> **What is needed**
From the line with "Recreate this image" to the line with "import plotly.graph_objects as go", both included, repeat each line exactly and leave out the pictures.

> **Task data**

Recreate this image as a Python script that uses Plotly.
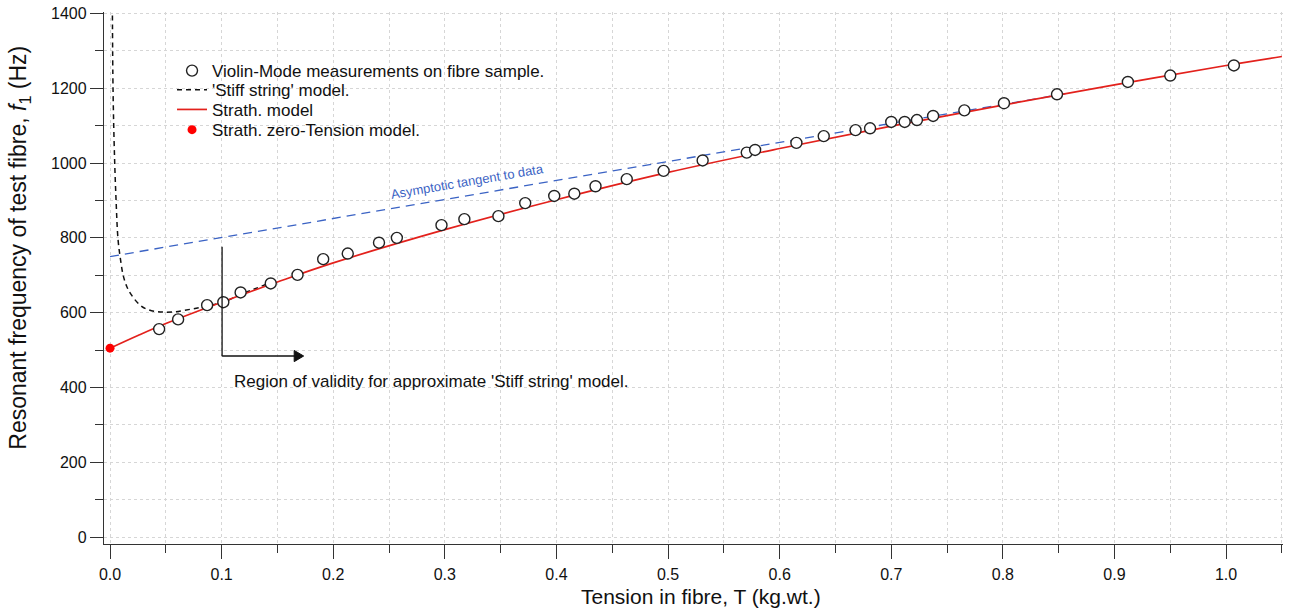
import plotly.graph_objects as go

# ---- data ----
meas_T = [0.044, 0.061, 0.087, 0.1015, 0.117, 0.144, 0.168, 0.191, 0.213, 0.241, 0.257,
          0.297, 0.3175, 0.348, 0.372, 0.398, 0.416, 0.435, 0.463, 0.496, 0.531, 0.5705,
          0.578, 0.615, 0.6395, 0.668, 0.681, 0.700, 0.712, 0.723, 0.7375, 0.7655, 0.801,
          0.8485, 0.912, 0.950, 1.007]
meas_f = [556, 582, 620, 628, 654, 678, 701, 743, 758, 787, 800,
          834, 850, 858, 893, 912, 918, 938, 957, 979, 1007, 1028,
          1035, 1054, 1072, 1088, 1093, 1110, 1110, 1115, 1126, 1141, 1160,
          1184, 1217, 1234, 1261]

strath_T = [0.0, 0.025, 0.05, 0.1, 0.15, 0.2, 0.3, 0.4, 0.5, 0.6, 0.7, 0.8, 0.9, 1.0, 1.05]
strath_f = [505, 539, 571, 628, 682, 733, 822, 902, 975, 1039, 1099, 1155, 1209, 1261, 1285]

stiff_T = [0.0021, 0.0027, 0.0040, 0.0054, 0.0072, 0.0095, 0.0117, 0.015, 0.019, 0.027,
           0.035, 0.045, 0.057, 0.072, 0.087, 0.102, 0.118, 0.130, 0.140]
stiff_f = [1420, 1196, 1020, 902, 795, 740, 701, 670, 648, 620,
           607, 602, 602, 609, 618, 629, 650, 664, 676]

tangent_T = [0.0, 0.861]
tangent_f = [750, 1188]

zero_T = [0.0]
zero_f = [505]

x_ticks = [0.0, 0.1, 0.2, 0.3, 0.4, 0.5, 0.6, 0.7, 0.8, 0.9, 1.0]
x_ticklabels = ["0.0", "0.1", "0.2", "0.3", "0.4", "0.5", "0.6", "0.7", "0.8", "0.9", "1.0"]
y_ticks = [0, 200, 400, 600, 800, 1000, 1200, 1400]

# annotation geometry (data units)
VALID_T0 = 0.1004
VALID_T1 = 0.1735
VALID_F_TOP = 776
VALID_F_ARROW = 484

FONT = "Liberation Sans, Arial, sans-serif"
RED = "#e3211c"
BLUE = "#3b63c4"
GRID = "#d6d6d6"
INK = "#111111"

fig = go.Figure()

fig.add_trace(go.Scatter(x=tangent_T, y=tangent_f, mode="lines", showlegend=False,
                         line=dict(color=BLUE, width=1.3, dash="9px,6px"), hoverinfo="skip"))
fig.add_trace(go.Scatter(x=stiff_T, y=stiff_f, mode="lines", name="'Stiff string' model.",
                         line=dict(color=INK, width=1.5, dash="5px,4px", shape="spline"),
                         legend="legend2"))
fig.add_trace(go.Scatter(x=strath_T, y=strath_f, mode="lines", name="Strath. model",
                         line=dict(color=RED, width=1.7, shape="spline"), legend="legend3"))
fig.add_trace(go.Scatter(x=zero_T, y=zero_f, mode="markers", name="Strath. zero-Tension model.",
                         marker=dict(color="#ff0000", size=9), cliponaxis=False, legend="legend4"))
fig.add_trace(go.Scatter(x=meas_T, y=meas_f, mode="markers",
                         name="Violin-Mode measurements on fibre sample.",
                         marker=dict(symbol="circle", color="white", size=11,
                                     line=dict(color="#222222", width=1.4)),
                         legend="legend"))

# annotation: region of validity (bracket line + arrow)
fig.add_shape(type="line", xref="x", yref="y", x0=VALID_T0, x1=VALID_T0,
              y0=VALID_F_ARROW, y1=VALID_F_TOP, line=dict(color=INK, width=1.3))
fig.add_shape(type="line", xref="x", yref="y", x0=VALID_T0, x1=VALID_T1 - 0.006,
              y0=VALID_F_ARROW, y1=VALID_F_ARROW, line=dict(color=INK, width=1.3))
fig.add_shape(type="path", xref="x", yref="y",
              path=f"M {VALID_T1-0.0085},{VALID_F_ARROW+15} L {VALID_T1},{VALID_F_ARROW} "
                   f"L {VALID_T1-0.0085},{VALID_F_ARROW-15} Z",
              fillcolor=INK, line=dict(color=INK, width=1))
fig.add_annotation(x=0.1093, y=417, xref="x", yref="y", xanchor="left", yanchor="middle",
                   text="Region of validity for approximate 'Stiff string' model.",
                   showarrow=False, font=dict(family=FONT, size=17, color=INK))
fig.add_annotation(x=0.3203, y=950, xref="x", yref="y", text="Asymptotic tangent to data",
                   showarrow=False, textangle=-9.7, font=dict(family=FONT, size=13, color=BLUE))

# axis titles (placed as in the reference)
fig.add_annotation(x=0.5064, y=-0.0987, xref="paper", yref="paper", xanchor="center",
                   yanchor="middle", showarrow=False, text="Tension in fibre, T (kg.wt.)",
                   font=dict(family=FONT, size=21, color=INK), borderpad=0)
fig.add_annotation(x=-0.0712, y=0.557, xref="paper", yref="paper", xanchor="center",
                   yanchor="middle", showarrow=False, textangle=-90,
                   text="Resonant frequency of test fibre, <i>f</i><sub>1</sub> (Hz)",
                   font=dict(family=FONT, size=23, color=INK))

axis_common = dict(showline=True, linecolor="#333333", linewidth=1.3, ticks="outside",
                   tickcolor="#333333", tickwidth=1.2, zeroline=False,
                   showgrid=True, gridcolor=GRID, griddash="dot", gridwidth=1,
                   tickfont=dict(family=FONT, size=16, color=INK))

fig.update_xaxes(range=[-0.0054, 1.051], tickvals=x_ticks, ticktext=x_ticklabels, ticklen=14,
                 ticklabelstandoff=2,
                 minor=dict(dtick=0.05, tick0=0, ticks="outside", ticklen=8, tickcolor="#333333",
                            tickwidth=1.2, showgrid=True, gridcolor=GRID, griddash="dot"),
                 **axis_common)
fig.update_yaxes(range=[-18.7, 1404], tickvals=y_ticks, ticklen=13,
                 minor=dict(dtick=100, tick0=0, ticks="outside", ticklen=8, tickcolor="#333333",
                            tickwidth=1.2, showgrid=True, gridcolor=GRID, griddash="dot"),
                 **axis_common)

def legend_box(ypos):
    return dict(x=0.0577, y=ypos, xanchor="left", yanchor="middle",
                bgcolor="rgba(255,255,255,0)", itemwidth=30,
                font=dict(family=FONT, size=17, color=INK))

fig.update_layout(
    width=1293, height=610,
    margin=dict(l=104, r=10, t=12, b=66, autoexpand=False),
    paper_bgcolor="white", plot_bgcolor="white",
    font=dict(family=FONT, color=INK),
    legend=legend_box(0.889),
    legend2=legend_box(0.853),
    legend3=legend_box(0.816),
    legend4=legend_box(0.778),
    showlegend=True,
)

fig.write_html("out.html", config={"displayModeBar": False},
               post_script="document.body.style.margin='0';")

...

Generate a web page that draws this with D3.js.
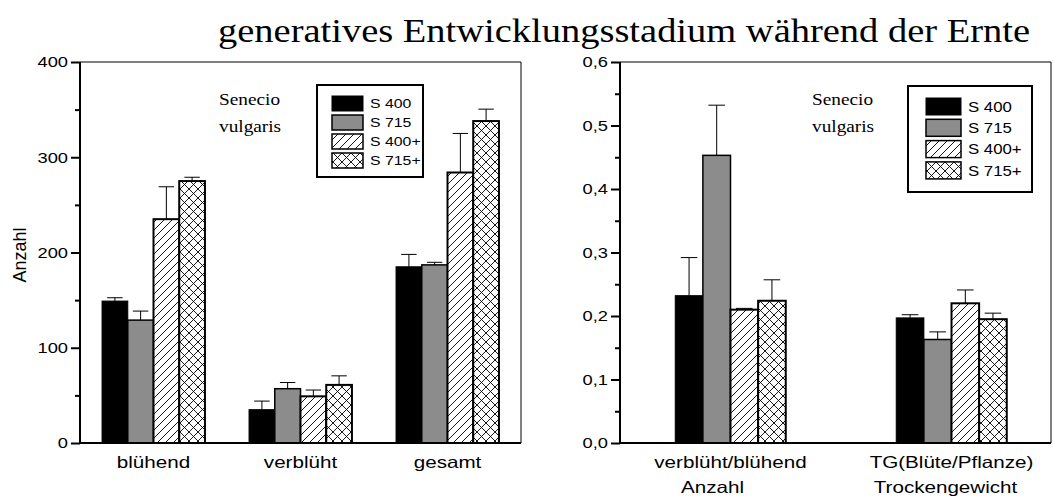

==

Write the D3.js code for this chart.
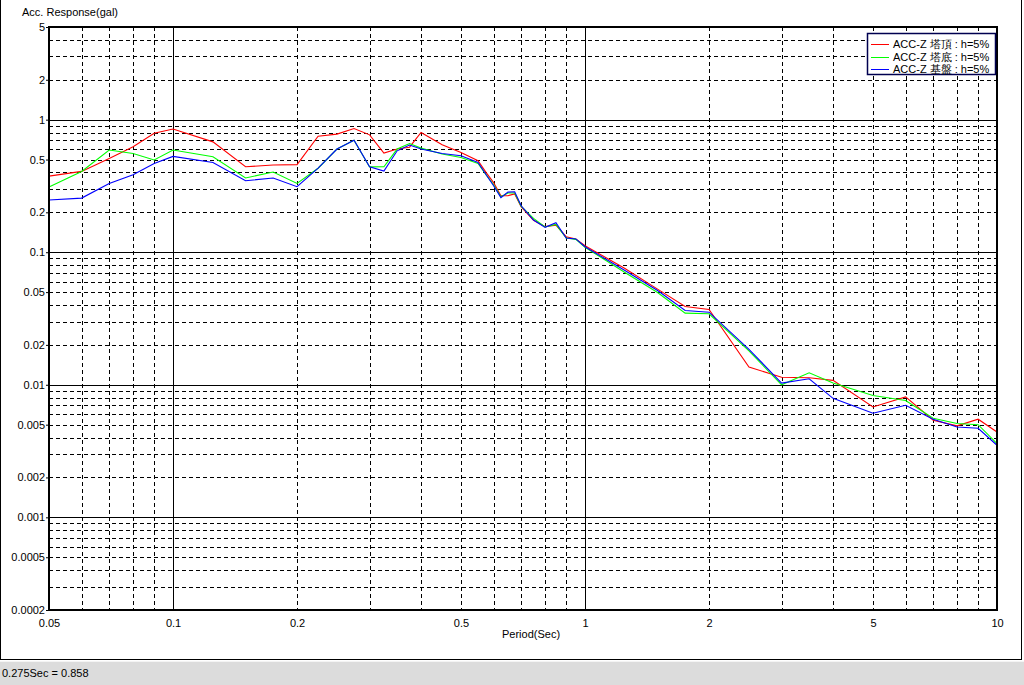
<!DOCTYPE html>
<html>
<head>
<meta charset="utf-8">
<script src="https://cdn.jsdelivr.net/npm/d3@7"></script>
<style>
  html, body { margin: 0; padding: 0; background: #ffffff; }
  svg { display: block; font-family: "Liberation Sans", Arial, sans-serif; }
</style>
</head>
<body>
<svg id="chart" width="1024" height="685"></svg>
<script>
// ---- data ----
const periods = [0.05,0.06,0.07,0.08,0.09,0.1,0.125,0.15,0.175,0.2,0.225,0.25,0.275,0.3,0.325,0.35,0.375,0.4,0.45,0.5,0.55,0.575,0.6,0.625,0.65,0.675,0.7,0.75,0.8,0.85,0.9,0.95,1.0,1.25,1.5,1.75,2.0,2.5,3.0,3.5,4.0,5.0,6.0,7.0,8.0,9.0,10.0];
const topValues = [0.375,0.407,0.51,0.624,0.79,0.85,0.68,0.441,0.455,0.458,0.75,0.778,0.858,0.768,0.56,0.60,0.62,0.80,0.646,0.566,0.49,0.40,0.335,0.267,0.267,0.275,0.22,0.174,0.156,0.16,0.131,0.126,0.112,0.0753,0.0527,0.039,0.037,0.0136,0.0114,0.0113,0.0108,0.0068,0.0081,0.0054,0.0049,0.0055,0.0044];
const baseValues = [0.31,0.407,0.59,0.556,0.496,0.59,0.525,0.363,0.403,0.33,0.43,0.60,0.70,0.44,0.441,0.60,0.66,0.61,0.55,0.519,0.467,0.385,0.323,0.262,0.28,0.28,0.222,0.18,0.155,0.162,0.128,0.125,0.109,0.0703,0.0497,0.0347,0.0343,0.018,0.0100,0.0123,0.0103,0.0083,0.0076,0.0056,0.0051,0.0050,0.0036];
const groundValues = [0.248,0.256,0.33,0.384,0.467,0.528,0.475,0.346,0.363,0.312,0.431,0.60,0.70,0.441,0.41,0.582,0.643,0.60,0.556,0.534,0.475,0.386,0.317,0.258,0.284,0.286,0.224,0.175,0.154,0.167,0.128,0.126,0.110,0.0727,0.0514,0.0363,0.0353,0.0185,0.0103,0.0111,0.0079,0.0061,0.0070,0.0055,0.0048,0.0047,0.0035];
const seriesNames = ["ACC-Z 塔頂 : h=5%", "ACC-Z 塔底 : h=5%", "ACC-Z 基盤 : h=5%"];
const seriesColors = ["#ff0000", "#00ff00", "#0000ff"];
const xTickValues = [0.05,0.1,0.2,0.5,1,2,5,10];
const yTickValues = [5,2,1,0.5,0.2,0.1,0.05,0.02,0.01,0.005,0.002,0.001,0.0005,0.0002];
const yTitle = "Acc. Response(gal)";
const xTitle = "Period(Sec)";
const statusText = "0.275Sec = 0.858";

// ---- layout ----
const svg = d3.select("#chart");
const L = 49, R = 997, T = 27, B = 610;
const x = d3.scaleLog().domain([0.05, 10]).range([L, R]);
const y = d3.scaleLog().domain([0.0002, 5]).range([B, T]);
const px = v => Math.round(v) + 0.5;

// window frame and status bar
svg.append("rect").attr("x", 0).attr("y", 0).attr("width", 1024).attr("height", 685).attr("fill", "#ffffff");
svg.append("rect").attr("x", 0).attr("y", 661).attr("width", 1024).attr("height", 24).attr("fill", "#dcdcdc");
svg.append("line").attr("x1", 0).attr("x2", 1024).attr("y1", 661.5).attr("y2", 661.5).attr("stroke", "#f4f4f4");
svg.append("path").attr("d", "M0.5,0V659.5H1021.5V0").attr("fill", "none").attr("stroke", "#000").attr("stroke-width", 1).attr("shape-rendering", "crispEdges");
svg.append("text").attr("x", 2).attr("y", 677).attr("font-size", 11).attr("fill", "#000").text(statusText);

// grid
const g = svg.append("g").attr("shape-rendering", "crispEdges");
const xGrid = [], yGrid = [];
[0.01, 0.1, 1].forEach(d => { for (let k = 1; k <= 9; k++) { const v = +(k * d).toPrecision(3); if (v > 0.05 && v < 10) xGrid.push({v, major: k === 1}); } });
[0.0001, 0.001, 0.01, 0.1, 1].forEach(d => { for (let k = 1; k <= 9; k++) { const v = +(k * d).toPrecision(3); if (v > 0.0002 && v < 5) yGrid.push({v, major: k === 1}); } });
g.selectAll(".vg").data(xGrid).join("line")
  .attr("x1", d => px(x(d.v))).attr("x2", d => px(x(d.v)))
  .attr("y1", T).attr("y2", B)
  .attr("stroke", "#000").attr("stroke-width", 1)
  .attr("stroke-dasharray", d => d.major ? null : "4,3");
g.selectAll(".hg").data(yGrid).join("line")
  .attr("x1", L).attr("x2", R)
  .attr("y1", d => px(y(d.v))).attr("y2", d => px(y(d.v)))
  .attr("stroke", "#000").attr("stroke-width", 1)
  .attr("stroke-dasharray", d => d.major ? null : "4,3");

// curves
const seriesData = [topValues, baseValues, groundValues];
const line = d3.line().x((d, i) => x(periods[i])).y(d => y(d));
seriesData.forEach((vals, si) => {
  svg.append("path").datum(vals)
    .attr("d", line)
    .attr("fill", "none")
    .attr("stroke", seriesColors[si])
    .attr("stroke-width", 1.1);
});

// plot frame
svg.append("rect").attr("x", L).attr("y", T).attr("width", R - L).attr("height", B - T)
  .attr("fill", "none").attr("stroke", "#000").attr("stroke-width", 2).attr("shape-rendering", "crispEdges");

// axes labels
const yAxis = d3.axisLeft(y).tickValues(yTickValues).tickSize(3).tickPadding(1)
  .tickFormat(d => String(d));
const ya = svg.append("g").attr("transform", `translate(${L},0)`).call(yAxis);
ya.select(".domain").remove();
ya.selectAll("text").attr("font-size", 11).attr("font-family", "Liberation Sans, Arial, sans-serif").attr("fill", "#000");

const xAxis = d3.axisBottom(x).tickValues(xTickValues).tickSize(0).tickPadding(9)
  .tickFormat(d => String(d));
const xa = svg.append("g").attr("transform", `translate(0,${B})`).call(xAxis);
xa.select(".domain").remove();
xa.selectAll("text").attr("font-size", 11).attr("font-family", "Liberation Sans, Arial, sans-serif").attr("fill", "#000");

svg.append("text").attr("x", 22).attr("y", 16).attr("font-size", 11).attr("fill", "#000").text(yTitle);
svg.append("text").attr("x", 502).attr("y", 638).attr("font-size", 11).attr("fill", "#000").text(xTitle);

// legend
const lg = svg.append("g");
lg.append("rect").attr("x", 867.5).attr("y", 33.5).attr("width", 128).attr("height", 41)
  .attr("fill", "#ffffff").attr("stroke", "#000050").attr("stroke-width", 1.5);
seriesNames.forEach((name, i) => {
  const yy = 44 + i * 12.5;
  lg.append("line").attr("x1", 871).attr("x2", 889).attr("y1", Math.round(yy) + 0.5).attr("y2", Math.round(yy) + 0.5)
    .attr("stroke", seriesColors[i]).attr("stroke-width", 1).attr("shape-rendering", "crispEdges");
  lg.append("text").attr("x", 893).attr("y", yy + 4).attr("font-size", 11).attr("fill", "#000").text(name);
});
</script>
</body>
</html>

> **The reply**
Recreate this image as a Python script that uses Plotly.
import plotly.graph_objects as go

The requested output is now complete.